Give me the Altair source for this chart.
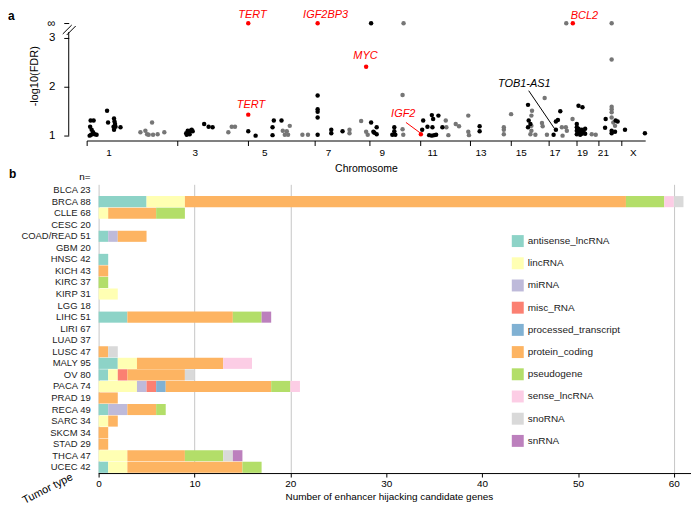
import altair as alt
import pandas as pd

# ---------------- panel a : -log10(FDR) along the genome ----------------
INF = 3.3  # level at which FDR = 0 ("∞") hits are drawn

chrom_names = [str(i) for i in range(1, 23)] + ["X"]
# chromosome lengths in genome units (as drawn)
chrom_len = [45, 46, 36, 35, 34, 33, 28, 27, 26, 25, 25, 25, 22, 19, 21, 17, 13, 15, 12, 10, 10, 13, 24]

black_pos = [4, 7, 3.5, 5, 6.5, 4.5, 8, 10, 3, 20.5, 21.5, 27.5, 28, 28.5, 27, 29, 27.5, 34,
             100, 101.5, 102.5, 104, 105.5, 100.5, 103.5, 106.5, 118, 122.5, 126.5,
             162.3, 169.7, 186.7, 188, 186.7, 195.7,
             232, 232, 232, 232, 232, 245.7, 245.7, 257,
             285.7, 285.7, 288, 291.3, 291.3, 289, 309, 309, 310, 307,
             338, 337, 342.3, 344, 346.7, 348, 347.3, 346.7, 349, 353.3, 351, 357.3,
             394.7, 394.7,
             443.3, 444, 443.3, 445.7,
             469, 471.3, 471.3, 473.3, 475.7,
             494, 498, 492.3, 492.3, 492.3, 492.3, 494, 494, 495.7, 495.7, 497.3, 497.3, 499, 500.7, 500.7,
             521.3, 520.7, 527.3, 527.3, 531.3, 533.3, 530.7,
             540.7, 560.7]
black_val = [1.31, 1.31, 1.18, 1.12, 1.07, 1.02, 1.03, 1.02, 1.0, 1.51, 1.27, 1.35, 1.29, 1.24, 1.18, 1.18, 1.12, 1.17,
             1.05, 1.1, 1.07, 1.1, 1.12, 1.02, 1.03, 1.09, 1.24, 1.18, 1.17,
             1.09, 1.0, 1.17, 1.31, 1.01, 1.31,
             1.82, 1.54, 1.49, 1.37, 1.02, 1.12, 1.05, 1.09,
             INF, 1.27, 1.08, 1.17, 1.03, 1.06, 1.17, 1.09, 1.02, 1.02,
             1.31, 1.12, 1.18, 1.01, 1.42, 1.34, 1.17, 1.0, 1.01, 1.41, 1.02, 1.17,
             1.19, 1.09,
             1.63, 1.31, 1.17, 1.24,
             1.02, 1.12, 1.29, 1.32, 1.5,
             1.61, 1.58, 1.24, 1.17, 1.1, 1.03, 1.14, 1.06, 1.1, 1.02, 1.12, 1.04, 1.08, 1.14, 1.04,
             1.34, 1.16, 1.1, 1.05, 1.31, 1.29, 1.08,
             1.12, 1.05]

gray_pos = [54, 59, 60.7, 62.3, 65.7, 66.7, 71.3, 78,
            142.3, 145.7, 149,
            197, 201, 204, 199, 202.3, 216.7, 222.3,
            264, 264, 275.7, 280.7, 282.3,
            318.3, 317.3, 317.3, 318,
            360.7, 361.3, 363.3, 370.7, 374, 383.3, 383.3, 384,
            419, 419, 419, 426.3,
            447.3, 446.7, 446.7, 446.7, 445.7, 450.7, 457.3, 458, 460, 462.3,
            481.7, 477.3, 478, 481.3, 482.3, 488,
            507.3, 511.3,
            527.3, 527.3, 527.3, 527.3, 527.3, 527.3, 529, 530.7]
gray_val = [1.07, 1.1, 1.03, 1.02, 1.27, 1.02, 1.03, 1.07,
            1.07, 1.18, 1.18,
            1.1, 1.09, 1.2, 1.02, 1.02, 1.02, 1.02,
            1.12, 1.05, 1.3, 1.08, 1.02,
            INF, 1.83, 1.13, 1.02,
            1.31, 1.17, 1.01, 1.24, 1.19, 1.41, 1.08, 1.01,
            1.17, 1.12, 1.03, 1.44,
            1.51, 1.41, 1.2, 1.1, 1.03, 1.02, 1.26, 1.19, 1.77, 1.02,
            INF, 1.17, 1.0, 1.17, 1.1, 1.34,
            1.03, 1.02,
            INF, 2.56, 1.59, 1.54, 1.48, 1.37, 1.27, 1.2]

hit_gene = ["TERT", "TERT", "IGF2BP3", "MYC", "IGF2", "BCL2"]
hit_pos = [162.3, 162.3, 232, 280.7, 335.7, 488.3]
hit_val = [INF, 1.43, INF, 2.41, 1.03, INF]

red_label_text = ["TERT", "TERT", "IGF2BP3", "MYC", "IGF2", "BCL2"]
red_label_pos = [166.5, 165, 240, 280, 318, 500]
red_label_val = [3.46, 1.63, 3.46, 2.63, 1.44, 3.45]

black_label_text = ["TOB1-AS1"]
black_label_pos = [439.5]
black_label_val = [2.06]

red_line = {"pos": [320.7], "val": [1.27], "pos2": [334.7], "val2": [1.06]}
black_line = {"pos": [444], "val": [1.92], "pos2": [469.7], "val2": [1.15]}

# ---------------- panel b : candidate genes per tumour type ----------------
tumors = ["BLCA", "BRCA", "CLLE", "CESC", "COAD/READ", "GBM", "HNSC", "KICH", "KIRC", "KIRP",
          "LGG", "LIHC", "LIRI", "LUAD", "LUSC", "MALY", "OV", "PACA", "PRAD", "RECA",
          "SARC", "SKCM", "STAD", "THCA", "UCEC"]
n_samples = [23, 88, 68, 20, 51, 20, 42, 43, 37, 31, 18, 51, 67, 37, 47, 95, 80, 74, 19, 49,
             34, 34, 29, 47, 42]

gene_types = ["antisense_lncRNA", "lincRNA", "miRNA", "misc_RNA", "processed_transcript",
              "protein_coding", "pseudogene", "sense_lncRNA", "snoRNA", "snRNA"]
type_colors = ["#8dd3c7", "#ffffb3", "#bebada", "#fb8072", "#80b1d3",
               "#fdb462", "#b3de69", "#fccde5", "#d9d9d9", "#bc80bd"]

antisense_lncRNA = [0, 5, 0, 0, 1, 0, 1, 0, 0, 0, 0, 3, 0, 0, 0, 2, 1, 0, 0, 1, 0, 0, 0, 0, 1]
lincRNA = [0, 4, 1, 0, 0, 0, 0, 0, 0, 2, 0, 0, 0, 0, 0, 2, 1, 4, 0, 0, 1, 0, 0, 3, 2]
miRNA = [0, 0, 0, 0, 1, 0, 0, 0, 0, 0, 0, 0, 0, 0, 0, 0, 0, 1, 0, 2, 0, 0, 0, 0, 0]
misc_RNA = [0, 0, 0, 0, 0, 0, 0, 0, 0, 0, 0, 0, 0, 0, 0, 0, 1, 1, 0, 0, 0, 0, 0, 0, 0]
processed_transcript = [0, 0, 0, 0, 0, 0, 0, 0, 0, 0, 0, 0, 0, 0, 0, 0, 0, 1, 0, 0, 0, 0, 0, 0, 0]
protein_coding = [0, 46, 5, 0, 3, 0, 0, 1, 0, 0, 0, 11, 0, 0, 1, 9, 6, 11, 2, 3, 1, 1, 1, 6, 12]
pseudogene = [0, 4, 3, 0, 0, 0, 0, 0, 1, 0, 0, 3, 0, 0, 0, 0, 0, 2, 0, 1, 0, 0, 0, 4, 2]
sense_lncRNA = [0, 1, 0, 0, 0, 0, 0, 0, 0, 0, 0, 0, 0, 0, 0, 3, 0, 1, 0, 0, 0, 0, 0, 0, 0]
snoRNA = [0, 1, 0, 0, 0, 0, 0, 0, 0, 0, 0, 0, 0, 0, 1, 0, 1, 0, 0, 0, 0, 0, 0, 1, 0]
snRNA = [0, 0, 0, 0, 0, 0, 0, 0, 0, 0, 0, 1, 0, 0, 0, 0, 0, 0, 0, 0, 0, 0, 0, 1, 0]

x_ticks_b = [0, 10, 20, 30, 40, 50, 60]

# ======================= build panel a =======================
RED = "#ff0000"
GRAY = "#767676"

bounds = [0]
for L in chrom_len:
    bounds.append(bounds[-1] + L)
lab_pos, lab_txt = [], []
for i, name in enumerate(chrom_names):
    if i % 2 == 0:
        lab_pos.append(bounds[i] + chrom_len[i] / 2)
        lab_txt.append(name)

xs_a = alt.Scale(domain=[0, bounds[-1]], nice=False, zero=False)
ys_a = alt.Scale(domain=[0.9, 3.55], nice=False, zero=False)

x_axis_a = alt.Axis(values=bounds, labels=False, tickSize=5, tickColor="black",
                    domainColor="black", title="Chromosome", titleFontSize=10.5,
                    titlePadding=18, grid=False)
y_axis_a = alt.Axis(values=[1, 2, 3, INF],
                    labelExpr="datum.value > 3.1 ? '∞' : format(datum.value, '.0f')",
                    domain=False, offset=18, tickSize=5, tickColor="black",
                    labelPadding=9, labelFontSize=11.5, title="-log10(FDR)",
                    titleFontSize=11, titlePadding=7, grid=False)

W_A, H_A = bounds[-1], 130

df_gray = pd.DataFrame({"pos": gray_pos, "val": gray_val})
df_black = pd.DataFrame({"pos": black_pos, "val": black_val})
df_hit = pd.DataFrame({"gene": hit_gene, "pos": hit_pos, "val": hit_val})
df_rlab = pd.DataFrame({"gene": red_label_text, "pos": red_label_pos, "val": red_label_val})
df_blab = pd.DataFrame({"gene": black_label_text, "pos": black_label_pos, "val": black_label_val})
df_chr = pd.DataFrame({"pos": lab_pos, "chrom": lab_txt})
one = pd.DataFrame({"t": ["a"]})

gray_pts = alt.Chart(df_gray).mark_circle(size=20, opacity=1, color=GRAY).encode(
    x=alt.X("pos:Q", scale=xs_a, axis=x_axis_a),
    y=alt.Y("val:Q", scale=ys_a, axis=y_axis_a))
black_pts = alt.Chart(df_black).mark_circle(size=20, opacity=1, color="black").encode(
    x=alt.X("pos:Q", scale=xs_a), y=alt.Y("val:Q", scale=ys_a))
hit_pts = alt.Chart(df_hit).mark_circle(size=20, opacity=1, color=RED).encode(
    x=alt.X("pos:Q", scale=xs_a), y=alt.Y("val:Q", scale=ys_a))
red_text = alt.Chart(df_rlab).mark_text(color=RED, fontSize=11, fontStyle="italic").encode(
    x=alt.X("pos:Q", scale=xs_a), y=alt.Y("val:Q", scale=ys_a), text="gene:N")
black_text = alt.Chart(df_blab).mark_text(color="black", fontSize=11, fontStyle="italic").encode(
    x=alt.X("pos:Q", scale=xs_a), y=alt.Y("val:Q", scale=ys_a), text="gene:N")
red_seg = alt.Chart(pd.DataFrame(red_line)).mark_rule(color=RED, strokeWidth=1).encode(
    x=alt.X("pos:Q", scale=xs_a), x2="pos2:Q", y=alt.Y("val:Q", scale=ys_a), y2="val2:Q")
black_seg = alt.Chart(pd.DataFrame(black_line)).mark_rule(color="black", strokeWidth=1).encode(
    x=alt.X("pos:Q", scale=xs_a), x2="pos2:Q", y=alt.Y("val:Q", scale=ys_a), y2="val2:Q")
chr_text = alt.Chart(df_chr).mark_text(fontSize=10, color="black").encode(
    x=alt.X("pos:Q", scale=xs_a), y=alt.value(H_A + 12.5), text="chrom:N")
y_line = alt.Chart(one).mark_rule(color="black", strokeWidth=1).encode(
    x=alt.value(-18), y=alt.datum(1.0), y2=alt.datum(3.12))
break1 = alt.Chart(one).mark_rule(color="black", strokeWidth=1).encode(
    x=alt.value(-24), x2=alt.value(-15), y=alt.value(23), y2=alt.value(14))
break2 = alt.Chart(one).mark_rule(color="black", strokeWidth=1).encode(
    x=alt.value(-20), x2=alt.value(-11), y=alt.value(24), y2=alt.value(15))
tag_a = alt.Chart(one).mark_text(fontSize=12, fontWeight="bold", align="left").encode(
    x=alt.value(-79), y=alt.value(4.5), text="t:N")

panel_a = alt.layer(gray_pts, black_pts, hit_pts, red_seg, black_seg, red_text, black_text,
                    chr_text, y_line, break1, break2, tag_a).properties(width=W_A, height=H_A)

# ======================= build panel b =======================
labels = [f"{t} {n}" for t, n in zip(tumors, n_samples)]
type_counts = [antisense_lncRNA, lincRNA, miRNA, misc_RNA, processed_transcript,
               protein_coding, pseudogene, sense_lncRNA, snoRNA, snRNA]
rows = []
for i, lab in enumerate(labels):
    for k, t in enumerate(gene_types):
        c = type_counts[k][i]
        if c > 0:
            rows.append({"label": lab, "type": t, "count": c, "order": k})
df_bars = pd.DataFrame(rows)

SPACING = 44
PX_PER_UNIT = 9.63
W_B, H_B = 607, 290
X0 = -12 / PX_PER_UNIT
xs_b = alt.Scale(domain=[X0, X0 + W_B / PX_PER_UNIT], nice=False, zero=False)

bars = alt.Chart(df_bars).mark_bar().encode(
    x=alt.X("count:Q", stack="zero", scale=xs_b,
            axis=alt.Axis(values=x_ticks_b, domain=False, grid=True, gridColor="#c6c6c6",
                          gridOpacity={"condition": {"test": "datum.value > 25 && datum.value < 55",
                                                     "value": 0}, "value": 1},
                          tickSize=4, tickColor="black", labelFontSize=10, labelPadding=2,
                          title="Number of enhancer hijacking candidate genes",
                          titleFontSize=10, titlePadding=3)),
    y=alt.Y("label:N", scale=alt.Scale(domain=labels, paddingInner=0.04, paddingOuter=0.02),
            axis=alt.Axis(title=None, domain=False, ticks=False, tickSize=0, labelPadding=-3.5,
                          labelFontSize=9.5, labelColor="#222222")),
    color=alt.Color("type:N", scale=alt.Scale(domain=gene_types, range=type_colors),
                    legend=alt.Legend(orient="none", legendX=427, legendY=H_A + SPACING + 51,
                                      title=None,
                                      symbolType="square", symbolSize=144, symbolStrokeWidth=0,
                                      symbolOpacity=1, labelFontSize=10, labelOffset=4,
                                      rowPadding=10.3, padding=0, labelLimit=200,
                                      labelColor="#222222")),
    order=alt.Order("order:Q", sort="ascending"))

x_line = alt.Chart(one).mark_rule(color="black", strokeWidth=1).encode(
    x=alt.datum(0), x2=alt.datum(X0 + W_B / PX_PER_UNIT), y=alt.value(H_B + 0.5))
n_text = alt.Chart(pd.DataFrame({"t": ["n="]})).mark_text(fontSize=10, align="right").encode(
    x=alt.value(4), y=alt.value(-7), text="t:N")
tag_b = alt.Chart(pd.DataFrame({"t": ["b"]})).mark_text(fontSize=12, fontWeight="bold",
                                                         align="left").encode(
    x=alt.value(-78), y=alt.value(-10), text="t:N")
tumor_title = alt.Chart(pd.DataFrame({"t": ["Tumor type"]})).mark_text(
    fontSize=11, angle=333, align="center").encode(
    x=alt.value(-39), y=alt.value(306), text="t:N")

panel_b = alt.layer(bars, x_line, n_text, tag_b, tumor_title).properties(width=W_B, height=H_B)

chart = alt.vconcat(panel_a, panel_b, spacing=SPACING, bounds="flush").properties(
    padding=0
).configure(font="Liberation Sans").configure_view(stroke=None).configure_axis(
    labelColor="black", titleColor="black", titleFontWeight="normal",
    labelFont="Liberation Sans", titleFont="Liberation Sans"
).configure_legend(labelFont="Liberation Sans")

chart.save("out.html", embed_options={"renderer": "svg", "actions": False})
___
TASK DETAILS
In the data above, please extract the lines from the first one through the line with "hits are drawn", exactly, and keep pictures out.

TASK SOLUTION
Give me the Altair source for this chart.
import altair as alt
import pandas as pd

# ---------------- panel a : -log10(FDR) along the genome ----------------
INF = 3.3  # level at which FDR = 0 ("∞") hits are drawn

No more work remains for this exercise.